I said in the last column, about 80% of our communication is non-verbal, and I spoke about blocking posture with the arms. Let’s talk the positioning of legs when sitting.
It is most natural to cross one’s legs when sitting with another person. The key to whether it’s open or closed body language depends on the way they are crossed. Just observe any two people in conversation who are sitting. It’s easy to observe people on talk TV, where the host and guests interact while sitting (somewhat) side by side. If the guest is comfortable with the host, he or she will tend to cross their leg toward that person. The guest is acknowledging the comfort level between the two. Crossing the leg toward the host pulls the body around exposing more of the core toward that person. At the same time it effectively blocks anyone else further down the couch from participating, marking the conversation as more intimate. It is easily noticeable if there is another guest on the couch and how awkward it is to include them.
The upper leg is a very large muscular part of the body and is instinctively used to protect the body core.

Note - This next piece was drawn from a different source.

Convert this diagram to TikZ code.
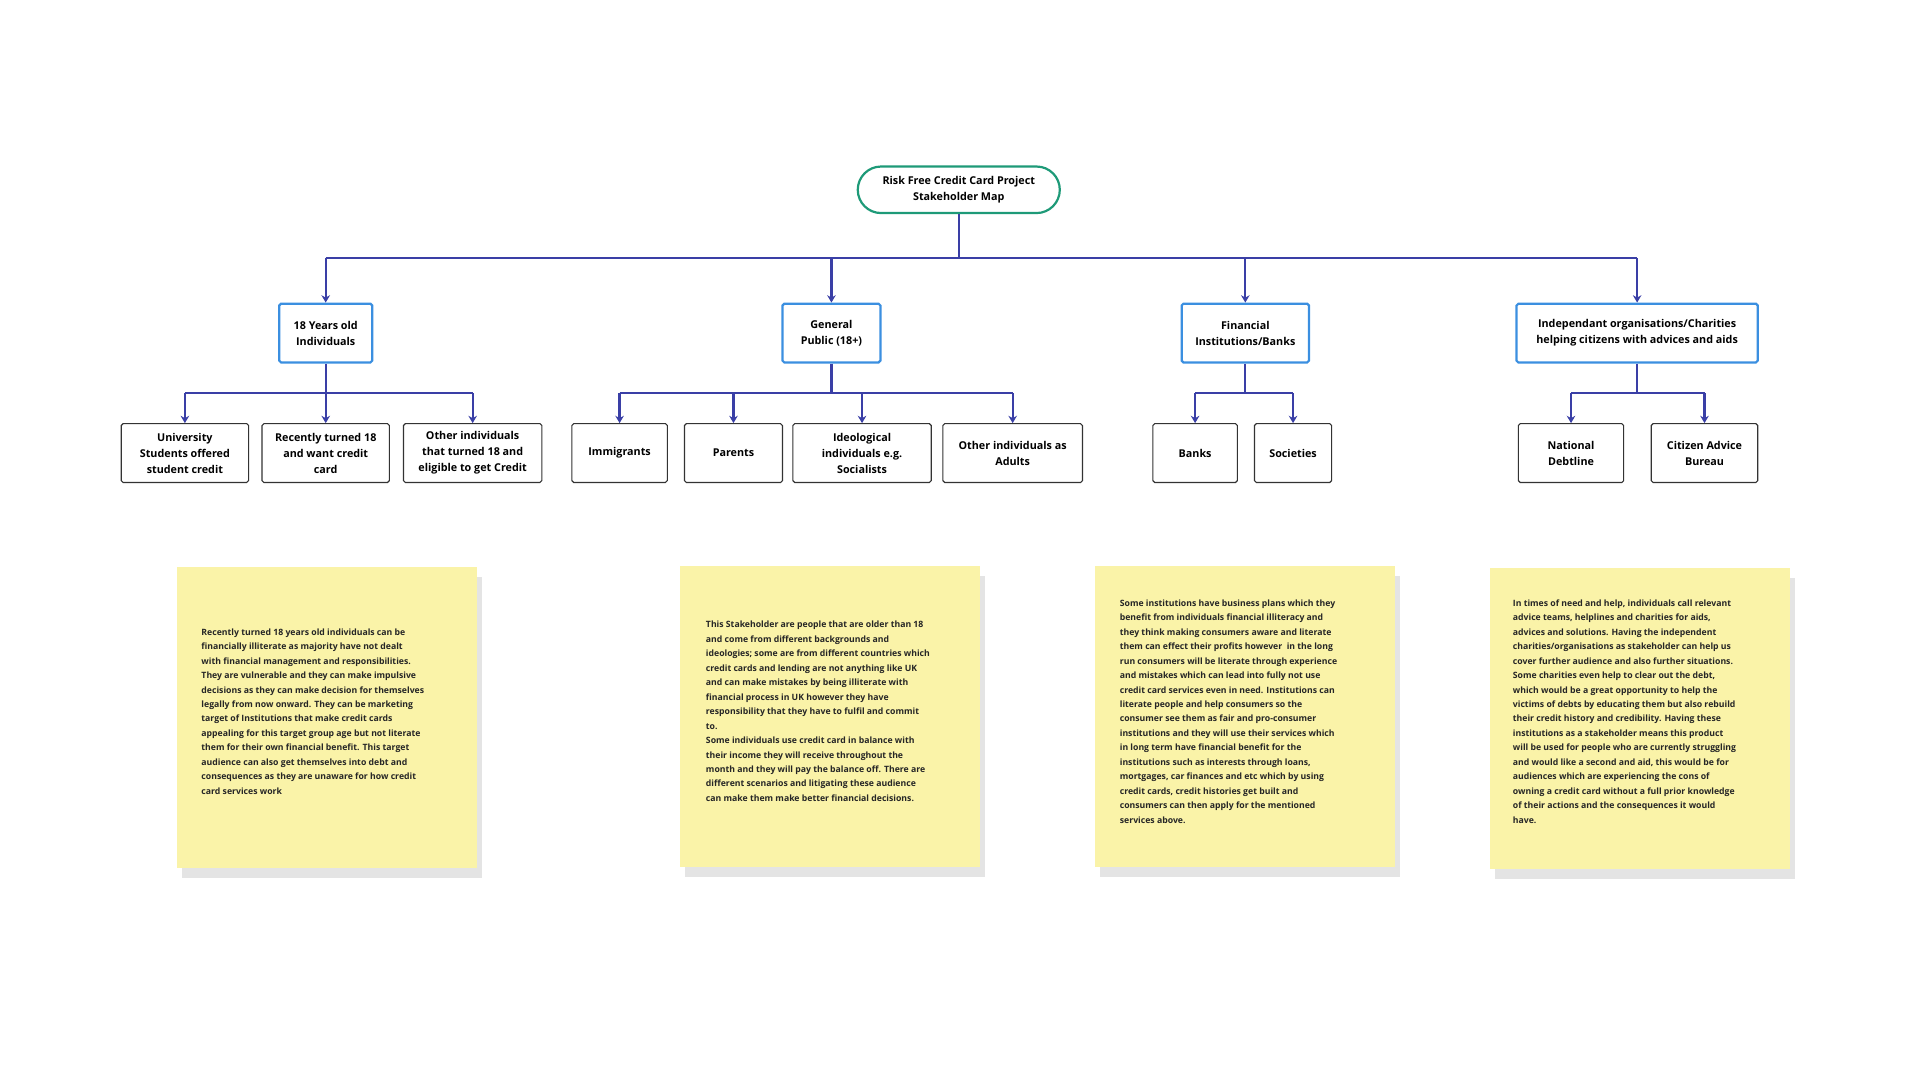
\documentclass[tikz,border=0pt]{standalone}
\usepackage{fontspec}
\setmainfont{Open Sans}
\usetikzlibrary{shadows,arrows.meta}
\definecolor{rootgreen}{HTML}{1E9A78}
\definecolor{groupblue}{HTML}{3B8FE0}
\definecolor{linkblue}{HTML}{3A3FA6}
\definecolor{notey}{HTML}{FAF3A8}
\begin{document}
\begin{tikzpicture}[x=1pt,y=-1pt,
    rootbox/.style = {draw=rootgreen, line width=1.8pt, rounded corners=19pt,
                minimum width=165pt, minimum height=38pt, align=center,
                font=\fontsize{8.8}{12.5}\selectfont\bfseries},
    groupbox/.style = {draw=groupblue, line width=1.8pt, rounded corners=1.5pt,
                minimum height=48pt, align=center, inner sep=2pt,
                font=\fontsize{8.8}{13}\selectfont\bfseries},
    leafbox/.style = {draw=black!80, line width=0.9pt, rounded corners=1.5pt,
                minimum height=48pt, align=center, inner sep=2pt,
                font=\fontsize{8.8}{13}\selectfont\bfseries},
    link/.style = {draw=linkblue, line width=1.8pt, -{Stealth[length=6pt,width=7pt]}},
    bus/.style = {draw=linkblue, line width=1.8pt},
    note/.style = {fill=notey, minimum width=245pt, minimum height=246pt,
                drop shadow={shadow xshift=4pt, shadow yshift=-8pt, opacity=.15, fill=black!70}},
    notetext/.style = {anchor=west, align=left,
                font=\fontsize{7.1}{11.8}\selectfont\bfseries, text=black!85}
                    ]
    \useasboundingbox (0,0) rectangle (1568,882);
    % top of the map
    \node[rootbox] at (783,155) (root) {Risk Free Credit Card Project\\Stakeholder Map};
    % first level
    \node[groupbox, minimum width=76pt] at (266,272) (young) {18 Years old\\Individuals};
    \node[groupbox, minimum width=80pt] at (679,272) (public) {General\\Public (18+)};
    \node[groupbox, minimum width=104pt] at (1017,272) (banks) {Financial\\Institutions/Banks};
    \node[groupbox, minimum width=197pt] at (1337,272) (charity) {Independant organisations/Charities\\helping citizens with advices and aids};
    \draw[bus] (root.south) -- (783,211);
    \draw[bus] (266,211) -- (1337,211);
    \foreach \n in {young,public,banks,charity}
        \draw[link] (\n.north |- 0,211) -- (\n.north);
    % second level
    \node[leafbox, minimum width=104pt] at (151,370) (uni) {University\\Students offered\\student credit};
    \node[leafbox, minimum width=104pt] at (266,370) (recent) {Recently turned 18\\and want credit\\card};
    \node[leafbox, minimum width=113pt] at (386,370) (other) {Other individuals\\that turned 18 and\\eligible to get Credit};
    \node[leafbox, minimum width=78pt] at (506,370) (immi) {Immigrants};
    \node[leafbox, minimum width=80pt] at (599,370) (parents) {Parents};
    \node[leafbox, minimum width=113pt] at (704,370) (ideo) {Ideological\\individuals e.g.\\Socialists};
    \node[leafbox, minimum width=114pt] at (827,370) (adults) {Other individuals as\\Adults};
    \node[leafbox, minimum width=69pt] at (976,370) (bank) {Banks};
    \node[leafbox, minimum width=63pt] at (1056,370) (soc) {Societies};
    \node[leafbox, minimum width=86pt] at (1283,370) (debt) {National\\Debtline};
    \node[leafbox, minimum width=87pt] at (1392,370) (cab) {Citizen Advice\\Bureau};
    \draw[bus] (young.south) -- (266,321);
    \draw[bus] (151,321) -- (386,321);
    \foreach \n in {uni,recent,other}
        \draw[link] (\n.north |- 0,321) -- (\n.north);
    \draw[bus] (public.south) -- (679,321);
    \draw[bus] (506,321) -- (827,321);
    \foreach \n in {immi,parents,ideo,adults}
        \draw[link] (\n.north |- 0,321) -- (\n.north);
    \draw[bus] (banks.south) -- (1017,321);
    \draw[bus] (976,321) -- (1056,321);
    \foreach \n in {bank,soc}
        \draw[link] (\n.north |- 0,321) -- (\n.north);
    \draw[bus] (charity.south) -- (1337,321);
    \draw[bus] (1283,321) -- (1392,321);
    \foreach \n in {debt,cab}
        \draw[link] (\n.north |- 0,321) -- (\n.north);
    % sticky notes
    \node[note] at (267,586) (noteA) {};
    \node[note] at (678,585) (noteB) {};
    \node[note] at (1017,585) (noteC) {};
    \node[note] at (1339,587) (noteD) {};
    \node[notetext] at (161,581) (textA) {Recently turned 18 years old individuals can be\\financially illiterate as majority have not dealt\\with financial management and responsibilities.\\They are vulnerable and they can make impulsive\\decisions as they can make decision for themselves\\legally from now onward. They can be marketing\\target of Institutions that make credit cards\\appealing for this target group age but not literate\\them for their own financial benefit. This target\\audience can also get themselves into debt and\\consequences as they are unaware for how credit\\card services work};
    \node[notetext] at (573,581) (textB) {This Stakeholder are people that are older than 18\\and come from different backgrounds and\\ideologies; some are from different countries which\\credit cards and lending are not anything like UK\\and can make mistakes by being illiterate with\\financial process in UK however they have\\responsibility that they have to fulfil and commit\\to.\\Some individuals use credit card in balance with\\their income they will receive throughout the\\month and they will pay the balance off. There are\\different scenarios and litigating these audience\\can make them make better financial decisions.};
    \node[notetext] at (911,581) (textC) {Some institutions have business plans which they\\benefit from individuals financial illiteracy and\\they think making consumers aware and literate\\them can effect their profits however \ in the long\\run consumers will be literate through experience\\and mistakes which can lead into fully not use\\credit card services even in need. Institutions can\\literate people and help consumers so the\\consumer see them as fair and pro-consumer\\institutions and they will use their services which\\in long term have financial benefit for the\\institutions such as interests through loans,\\mortgages, car finances and etc which by using\\credit cards, credit histories get built and\\consumers can then apply for the mentioned\\services above.};
    \node[notetext] at (1232,581) (textD) {In times of need and help, individuals call relevant\\advice teams, helplines and charities for aids,\\advices and solutions. Having the independent\\charities/organisations as stakeholder can help us\\cover further audience and also further situations.\\Some charities even help to clear out the debt,\\which would be a great opportunity to help the\\victims of debts by educating them but also rebuild\\their credit history and credibility. Having these\\institutions as a stakeholder means this product\\will be used for people who are currently struggling\\and would like a second and aid, this would be for\\audiences which are experiencing the cons of\\owning a credit card without a full prior knowledge\\of their actions and the consequences it would\\have.};
\end{tikzpicture}
\end{document}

In this configuration it effectively places a block to that side, and in other social instances can be quite an unconscious message.
In our example, if the exchange becomes a little more challenging. The guest may uncross the leg and sit straight out from the couch, turning away from the host signaling ‘I’m no longer as open to you.’ Should the exchange become even more uncomfortable you might see the guest cross the left leg away from the host, which is a clear blocking signal.
Experienced public figures often learn to control this response to a degree, but the same behaviour tendency, although more subtle, may still occur. If the tension continues to grow however, instead of turning away, the guest may turn face-on and lean toward the other person. This signals the intention to engage more vigorously in verbal, or (heaven forbid) an even more physical response. However, when the conversation is highly, but positively charged, they may also turn face on, unconsciously signaling greater trust by offering greater core exposure and vulnerability.
In the media: The elections were held in Israel this past week, and a host was heard to be referring to their parliament, the Knesset, without pronouncing the ‘K’ as in Nesset. It’s pronounced Kuh-Ness-et, stress on second syllable.
Hack phrases: Traffic reporters bug me when describing an accident scene with the confusion of wrecked cars, emergency vehicles and first responders, by saying “and the traffic is slowing down for people to take a look.” I want to scream into the radio (so I’ll do that there), “You idiot! Of course they’re slowing down! Do you want them to drive at normal (or higher) speed into, or past, an accident scene not paying attention to fire, ambulance, police and risk adding to the problem?” Agreed, rubberneckers can be dangerous, but most of us are just being careful and resent the insinuation. Turn off the auto-phrase machine!